*** RECORDS FOR PROCESSING ***

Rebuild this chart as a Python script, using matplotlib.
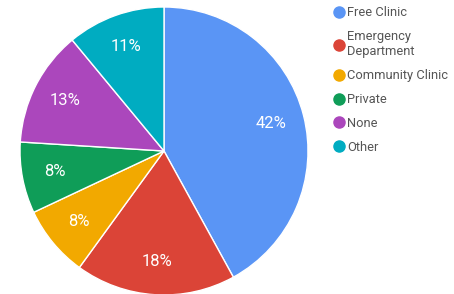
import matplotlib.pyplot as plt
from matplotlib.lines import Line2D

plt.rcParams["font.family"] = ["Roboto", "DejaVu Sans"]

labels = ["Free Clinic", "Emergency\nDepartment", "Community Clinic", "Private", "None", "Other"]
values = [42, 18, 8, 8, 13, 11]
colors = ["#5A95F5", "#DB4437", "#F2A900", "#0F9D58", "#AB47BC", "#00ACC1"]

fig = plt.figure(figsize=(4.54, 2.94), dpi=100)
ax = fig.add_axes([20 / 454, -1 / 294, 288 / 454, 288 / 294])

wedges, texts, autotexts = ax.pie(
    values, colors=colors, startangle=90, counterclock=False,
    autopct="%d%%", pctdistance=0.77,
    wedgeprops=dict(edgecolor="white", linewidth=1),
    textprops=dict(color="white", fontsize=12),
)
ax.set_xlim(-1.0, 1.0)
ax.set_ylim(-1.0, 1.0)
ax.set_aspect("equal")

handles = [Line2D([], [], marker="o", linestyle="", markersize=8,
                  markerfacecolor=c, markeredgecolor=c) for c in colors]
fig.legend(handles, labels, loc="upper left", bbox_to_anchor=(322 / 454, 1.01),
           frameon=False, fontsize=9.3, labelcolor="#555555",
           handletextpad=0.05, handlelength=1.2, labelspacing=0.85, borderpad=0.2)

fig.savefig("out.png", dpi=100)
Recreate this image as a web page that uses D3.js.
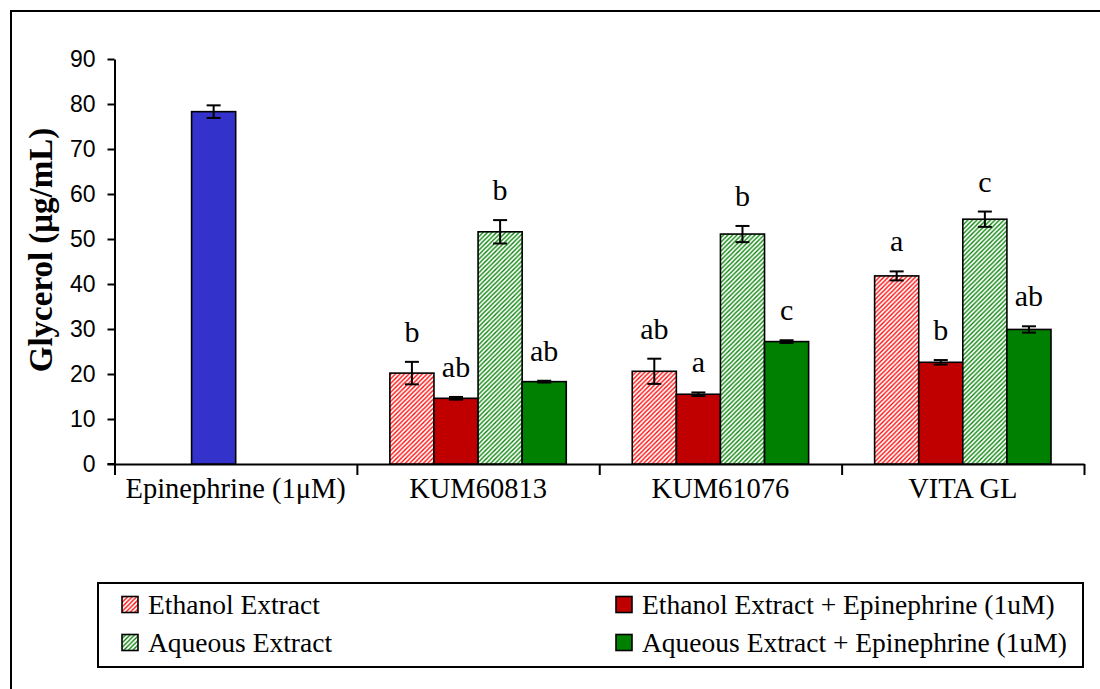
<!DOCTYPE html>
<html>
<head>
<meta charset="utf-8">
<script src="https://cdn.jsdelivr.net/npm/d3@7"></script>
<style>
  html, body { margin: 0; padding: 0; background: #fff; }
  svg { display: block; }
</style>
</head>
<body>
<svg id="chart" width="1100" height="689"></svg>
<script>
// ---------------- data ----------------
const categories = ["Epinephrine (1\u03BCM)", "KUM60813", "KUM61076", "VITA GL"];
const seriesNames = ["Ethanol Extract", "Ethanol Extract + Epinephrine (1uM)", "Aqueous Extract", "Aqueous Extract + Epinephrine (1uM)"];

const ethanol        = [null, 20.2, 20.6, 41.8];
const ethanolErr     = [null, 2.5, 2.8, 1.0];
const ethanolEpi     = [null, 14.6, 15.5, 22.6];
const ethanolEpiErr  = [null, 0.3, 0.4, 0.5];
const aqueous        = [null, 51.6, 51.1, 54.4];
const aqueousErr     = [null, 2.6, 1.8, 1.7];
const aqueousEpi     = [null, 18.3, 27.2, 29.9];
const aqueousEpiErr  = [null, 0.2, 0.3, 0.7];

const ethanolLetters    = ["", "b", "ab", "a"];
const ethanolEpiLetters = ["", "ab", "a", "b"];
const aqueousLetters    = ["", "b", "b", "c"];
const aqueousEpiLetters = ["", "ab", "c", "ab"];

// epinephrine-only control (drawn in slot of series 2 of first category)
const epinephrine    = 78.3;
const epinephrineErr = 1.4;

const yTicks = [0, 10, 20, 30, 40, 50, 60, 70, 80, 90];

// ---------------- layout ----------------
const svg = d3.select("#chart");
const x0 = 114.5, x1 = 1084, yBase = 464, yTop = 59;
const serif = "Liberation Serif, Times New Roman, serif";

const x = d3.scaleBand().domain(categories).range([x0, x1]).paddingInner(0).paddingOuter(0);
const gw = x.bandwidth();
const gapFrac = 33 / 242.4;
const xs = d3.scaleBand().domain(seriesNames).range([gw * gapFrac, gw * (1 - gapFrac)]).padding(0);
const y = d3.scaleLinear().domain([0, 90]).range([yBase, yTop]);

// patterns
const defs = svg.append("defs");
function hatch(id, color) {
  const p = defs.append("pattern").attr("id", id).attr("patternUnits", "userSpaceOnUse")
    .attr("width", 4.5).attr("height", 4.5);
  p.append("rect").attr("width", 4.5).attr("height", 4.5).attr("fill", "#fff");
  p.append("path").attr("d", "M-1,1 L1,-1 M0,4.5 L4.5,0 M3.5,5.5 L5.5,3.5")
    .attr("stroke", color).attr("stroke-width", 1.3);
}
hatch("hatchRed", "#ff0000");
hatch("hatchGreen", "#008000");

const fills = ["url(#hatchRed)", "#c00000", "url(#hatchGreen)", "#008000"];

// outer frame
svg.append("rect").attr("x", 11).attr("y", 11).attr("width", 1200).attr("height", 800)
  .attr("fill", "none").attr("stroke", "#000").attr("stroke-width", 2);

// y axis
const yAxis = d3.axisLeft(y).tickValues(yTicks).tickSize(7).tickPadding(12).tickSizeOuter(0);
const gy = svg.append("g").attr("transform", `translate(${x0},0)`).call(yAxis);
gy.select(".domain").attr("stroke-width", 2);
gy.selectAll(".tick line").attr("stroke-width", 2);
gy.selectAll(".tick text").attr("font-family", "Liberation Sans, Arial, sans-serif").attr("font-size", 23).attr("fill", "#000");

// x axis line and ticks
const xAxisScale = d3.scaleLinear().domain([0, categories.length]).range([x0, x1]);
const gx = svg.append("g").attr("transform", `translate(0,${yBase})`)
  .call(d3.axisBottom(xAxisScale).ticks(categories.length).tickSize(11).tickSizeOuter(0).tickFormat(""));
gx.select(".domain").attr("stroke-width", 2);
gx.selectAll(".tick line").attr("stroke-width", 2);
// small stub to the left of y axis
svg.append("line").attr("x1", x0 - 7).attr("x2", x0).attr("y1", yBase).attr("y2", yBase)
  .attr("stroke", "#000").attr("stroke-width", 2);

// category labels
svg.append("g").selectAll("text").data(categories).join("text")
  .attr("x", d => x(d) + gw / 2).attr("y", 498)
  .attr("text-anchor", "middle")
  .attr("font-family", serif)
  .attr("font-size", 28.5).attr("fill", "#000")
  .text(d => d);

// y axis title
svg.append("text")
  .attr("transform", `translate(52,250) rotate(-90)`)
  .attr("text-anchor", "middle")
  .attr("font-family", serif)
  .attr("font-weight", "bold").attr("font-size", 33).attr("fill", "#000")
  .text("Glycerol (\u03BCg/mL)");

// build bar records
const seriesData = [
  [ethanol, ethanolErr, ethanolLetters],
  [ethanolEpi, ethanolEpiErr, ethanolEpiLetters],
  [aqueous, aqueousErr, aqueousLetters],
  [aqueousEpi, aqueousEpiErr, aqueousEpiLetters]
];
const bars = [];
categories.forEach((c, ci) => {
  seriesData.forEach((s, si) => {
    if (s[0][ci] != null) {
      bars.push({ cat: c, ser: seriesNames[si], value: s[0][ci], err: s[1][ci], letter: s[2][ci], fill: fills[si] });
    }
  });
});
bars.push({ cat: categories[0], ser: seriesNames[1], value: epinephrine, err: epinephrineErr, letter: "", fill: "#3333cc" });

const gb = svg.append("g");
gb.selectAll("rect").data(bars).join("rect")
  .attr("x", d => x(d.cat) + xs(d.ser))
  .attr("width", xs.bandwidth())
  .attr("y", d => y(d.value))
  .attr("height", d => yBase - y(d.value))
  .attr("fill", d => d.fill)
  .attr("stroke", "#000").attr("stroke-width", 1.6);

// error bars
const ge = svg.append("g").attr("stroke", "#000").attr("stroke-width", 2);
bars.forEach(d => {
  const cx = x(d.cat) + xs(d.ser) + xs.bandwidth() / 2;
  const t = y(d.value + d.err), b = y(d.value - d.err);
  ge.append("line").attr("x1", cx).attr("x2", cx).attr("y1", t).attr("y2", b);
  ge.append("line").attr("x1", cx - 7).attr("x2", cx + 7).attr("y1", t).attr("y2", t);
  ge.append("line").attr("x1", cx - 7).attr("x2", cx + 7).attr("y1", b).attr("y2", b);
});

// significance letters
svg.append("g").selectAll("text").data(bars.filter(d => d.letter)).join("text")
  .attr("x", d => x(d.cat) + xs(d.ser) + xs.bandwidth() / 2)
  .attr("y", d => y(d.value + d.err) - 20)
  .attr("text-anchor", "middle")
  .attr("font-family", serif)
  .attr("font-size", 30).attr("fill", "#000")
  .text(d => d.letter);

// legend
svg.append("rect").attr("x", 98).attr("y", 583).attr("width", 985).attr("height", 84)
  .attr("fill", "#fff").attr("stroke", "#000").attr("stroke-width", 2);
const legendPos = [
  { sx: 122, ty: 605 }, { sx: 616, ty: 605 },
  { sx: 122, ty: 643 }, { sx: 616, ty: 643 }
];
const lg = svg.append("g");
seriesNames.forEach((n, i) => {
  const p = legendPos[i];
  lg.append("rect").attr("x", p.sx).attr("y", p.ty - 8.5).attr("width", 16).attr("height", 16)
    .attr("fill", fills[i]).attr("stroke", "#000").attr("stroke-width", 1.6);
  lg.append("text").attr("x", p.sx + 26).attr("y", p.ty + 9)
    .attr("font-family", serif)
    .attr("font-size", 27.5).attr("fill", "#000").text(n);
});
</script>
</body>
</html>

***

### DO THIS
Only the lines from the one with "Recreate this image" down to the one with "const y = d3.scaleLinear().domain([0, 90]).range([yBase, yTop]);" belong in your copy, both ends included; write them out exactly and skip any pictures.

### CORRECT ANSWER
Recreate this image as a web page that uses D3.js.
<!DOCTYPE html>
<html>
<head>
<meta charset="utf-8">
<script src="https://cdn.jsdelivr.net/npm/d3@7"></script>
<style>
  html, body { margin: 0; padding: 0; background: #fff; }
  svg { display: block; }
</style>
</head>
<body>
<svg id="chart" width="1100" height="689"></svg>
<script>
// ---------------- data ----------------
const categories = ["Epinephrine (1\u03BCM)", "KUM60813", "KUM61076", "VITA GL"];
const seriesNames = ["Ethanol Extract", "Ethanol Extract + Epinephrine (1uM)", "Aqueous Extract", "Aqueous Extract + Epinephrine (1uM)"];

const ethanol        = [null, 20.2, 20.6, 41.8];
const ethanolErr     = [null, 2.5, 2.8, 1.0];
const ethanolEpi     = [null, 14.6, 15.5, 22.6];
const ethanolEpiErr  = [null, 0.3, 0.4, 0.5];
const aqueous        = [null, 51.6, 51.1, 54.4];
const aqueousErr     = [null, 2.6, 1.8, 1.7];
const aqueousEpi     = [null, 18.3, 27.2, 29.9];
const aqueousEpiErr  = [null, 0.2, 0.3, 0.7];

const ethanolLetters    = ["", "b", "ab", "a"];
const ethanolEpiLetters = ["", "ab", "a", "b"];
const aqueousLetters    = ["", "b", "b", "c"];
const aqueousEpiLetters = ["", "ab", "c", "ab"];

// epinephrine-only control (drawn in slot of series 2 of first category)
const epinephrine    = 78.3;
const epinephrineErr = 1.4;

const yTicks = [0, 10, 20, 30, 40, 50, 60, 70, 80, 90];

// ---------------- layout ----------------
const svg = d3.select("#chart");
const x0 = 114.5, x1 = 1084, yBase = 464, yTop = 59;
const serif = "Liberation Serif, Times New Roman, serif";

const x = d3.scaleBand().domain(categories).range([x0, x1]).paddingInner(0).paddingOuter(0);
const gw = x.bandwidth();
const gapFrac = 33 / 242.4;
const xs = d3.scaleBand().domain(seriesNames).range([gw * gapFrac, gw * (1 - gapFrac)]).padding(0);
const y = d3.scaleLinear().domain([0, 90]).range([yBase, yTop]);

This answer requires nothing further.